For the Church of Santa Maria dell’ Orto, where the Brescian painters, Cristofano and his brother,[2] painted the ceilino; as I have before related, Tintoretto executed the decorations of two walls, which will be found in the principal chapel, they are in oil, on cloth, and extend from the cornice above the seats, even to the ceiling, a height of twenty braccia that is to say. The picture on the right represents Moses returning from the Mount, where he has received the Laws from the hand of God, when he finds the people adoring the golden calf: and that on the left exhibits the Universal Judgment at the last day; the latter, an extravagant invention, which is truly fearful and terrible, in its diversity of figures which are of each sex and every age; the souls of the condemned, as well as of the blessed, are beheld in various parts in the distance. The boat of Charon is likewise depicted in this work, but in a manner altogether different from that of those usually seen, and of a beautiful as well as unusual form.

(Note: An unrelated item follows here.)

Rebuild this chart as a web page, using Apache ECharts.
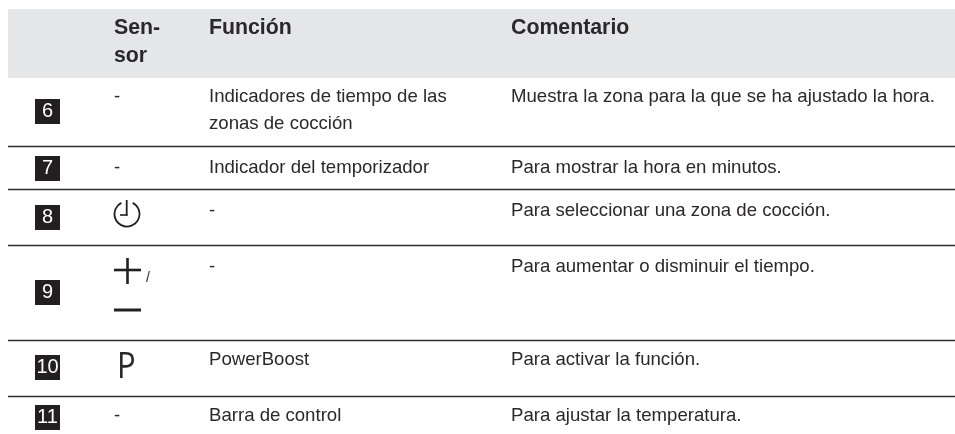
<!DOCTYPE html>
<html>
<head>
<meta charset="utf-8">
<style>
  html, body { margin: 0; padding: 0; background: #fff; }
  #chart { width: 955px; height: 434px; }
</style>
<script src="https://cdn.jsdelivr.net/npm/echarts@6/dist/echarts.min.js"></script>
</head>
<body>
<div id="chart"></div>
<script>
// table content
const headerSensor = ["Sen-", "sor"];
const headerFunction = "Función";
const headerComment = "Comentario";
const rowNumbers = ["6", "7", "8", "9", "10", "11"];
const sensorDashes = ["-", "-", "", "", "", "-"];
const functionLines = [
  ["Indicadores de tiempo de las", "zonas de cocción"],
  ["Indicador del temporizador"],
  ["-"],
  ["-"],
  ["PowerBoost"],
  ["Barra de control"],
];
const commentLines = [
  "Muestra la zona para la que se ha ajustado la hora.",
  "Para mostrar la hora en minutos.",
  "Para seleccionar una zona de cocción.",
  "Para aumentar o disminuir el tiempo.",
  "Para activar la función.",
  "Para ajustar la temperatura.",
];

// layout, in page pixels (the hidden axes run 0-955 and 0-434)
const colX = { badge: 47.5, sensor: 114, func: 209, comment: 511 };
const tableLeft = 8;
const tableRight = 955;
const headerTop = 9;
const headerBottom = 78;
const rowRules = [146, 189, 245, 340, 396];
const badgeY = [111.5, 168.5, 217.5, 292.5, 367.5, 417.5];
const textY = [97, 168, 211, 267, 360, 416];
const lineGap = 27;
const ink = "#231f20";
const textInk = "#2b2829";
const font = "'Liberation Sans', Arial, sans-serif";
const bodySize = 18.6;
const headSize = 21.3;

const textCells = [];
function addText(x, y, text, opts) {
  textCells.push(Object.assign({ value: [x, y], text }, opts));
}
headerSensor.forEach((t, i) => addText(colX.sensor, 28 + i * 28, t, { bold: true, size: headSize }));
addText(colX.func, 28, headerFunction, { bold: true, size: headSize });
addText(colX.comment, 28, headerComment, { bold: true, size: headSize });
rowNumbers.forEach((_, i) => {
  if (sensorDashes[i]) addText(colX.sensor, textY[i], sensorDashes[i]);
  functionLines[i].forEach((t, j) => addText(colX.func, textY[i] + j * lineGap, t));
  addText(colX.comment, textY[i], commentLines[i]);
});
addText(colX.sensor + 32, 278, "/", { size: 14 });
addText(colX.sensor + 3, 368, "P", { size: 36.5, family: "'Open Sans', sans-serif", scaleX: 0.85 });

function seg(api, x1, y1, x2, y2, width, color) {
  const a = api.coord([x1, y1]);
  const b = api.coord([x2, y2]);
  return {
    type: "line",
    shape: { x1: a[0], y1: a[1], x2: b[0], y2: b[1] },
    style: { stroke: color, lineWidth: width },
  };
}

const chart = echarts.init(document.getElementById("chart"), null, { renderer: "canvas" });
chart.setOption({
  animation: false,
  backgroundColor: "#fff",
  grid: { left: 0, right: 0, top: 0, bottom: 0 },
  xAxis: { type: "value", min: 0, max: 955, show: false },
  yAxis: { type: "value", min: 0, max: 434, inverse: true, show: false },
  series: [
    {
      // header band
      type: "custom",
      silent: true,
      data: [[tableLeft, headerTop]],
      renderItem: (params, api) => {
        const a = api.coord([tableLeft, headerTop]);
        const b = api.coord([tableRight, headerBottom]);
        return {
          type: "rect",
          shape: { x: a[0], y: a[1], width: b[0] - a[0], height: b[1] - a[1] },
          style: { fill: "#e5e6e8" },
        };
      },
    },
    {
      // row separators
      type: "custom",
      silent: true,
      data: rowRules.map((y) => [tableLeft, y]),
      renderItem: (params, api) =>
        seg(api, tableLeft, api.value(1) + 0.5, tableRight, api.value(1) + 0.5, 1.3, "#2f2d2e"),
    },
    {
      // number badges
      type: "custom",
      silent: true,
      data: rowNumbers.map((n, i) => [colX.badge, badgeY[i]]),
      renderItem: (params, api) => {
        const c = api.coord([api.value(0), api.value(1)]);
        return {
          type: "group",
          children: [
            {
              type: "rect",
              shape: { x: c[0] - 12.5, y: c[1] - 12.5, width: 25, height: 25 },
              style: { fill: ink },
            },
            {
              type: "text",
              style: {
                x: c[0],
                y: c[1],
                text: rowNumbers[params.dataIndex],
                fill: "#fff",
                font: "20px " + font,
                align: "center",
                verticalAlign: "middle",
              },
            },
          ],
        };
      },
    },
    {
      // sensor glyphs: clock, plus, minus
      type: "custom",
      silent: true,
      data: [[127, 214]],
      renderItem: (params, api) => {
        const c = api.coord([127, 214]);
        return {
          type: "group",
          children: [
            {
              type: "arc",
              shape: {
                cx: c[0],
                cy: c[1],
                r: 12.5,
                startAngle: (-63 * Math.PI) / 180,
                endAngle: (-117 * Math.PI) / 180,
                clockwise: true,
              },
              style: { stroke: ink, lineWidth: 1.8, fill: null },
            },
            seg(api, 126.7, 200, 126.7, 215.5, 1.8, ink),
            seg(api, 120, 215, 127.6, 215, 1.6, ink),
            seg(api, 114, 270, 141, 270, 2.6, ink),
            seg(api, 127.5, 258, 127.5, 284, 2.6, ink),
            seg(api, 114, 310, 141, 310, 3, ink),
          ],
        };
      },
    },
    {
      // all text cells
      type: "custom",
      silent: true,
      data: textCells.map((c) => c.value),
      renderItem: (params, api) => {
        const cell = textCells[params.dataIndex];
        const c = api.coord([api.value(0), api.value(1)]);
        const size = cell.size || bodySize;
        const weight = cell.bold ? "bold" : "normal";
        return {
          type: "text",
          x: c[0],
          y: c[1],
          scaleX: cell.scaleX || 1,
          style: {
            x: 0,
            y: 0,
            text: cell.text,
            fill: textInk,
            font: weight + " " + size + "px " + (cell.family || font),
            align: "left",
            verticalAlign: "middle",
          },
        };
      },
    },
  ],
});
</script>
</body>
</html>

Indeed had this fanciful invention been executed after a correct and well-regulated design, and if the painter had given due attention to each part and to

  1. These works retain their place, as do other pictures still remaining in the same church, and by the same artist, but which are not mentioned by Vasari.—Ed. Flor., 1832-8.
  2. Cristofano and Stefano Rosa have been mentioned in the Life of Garofalo. see vol. iv. p. 536, et seq.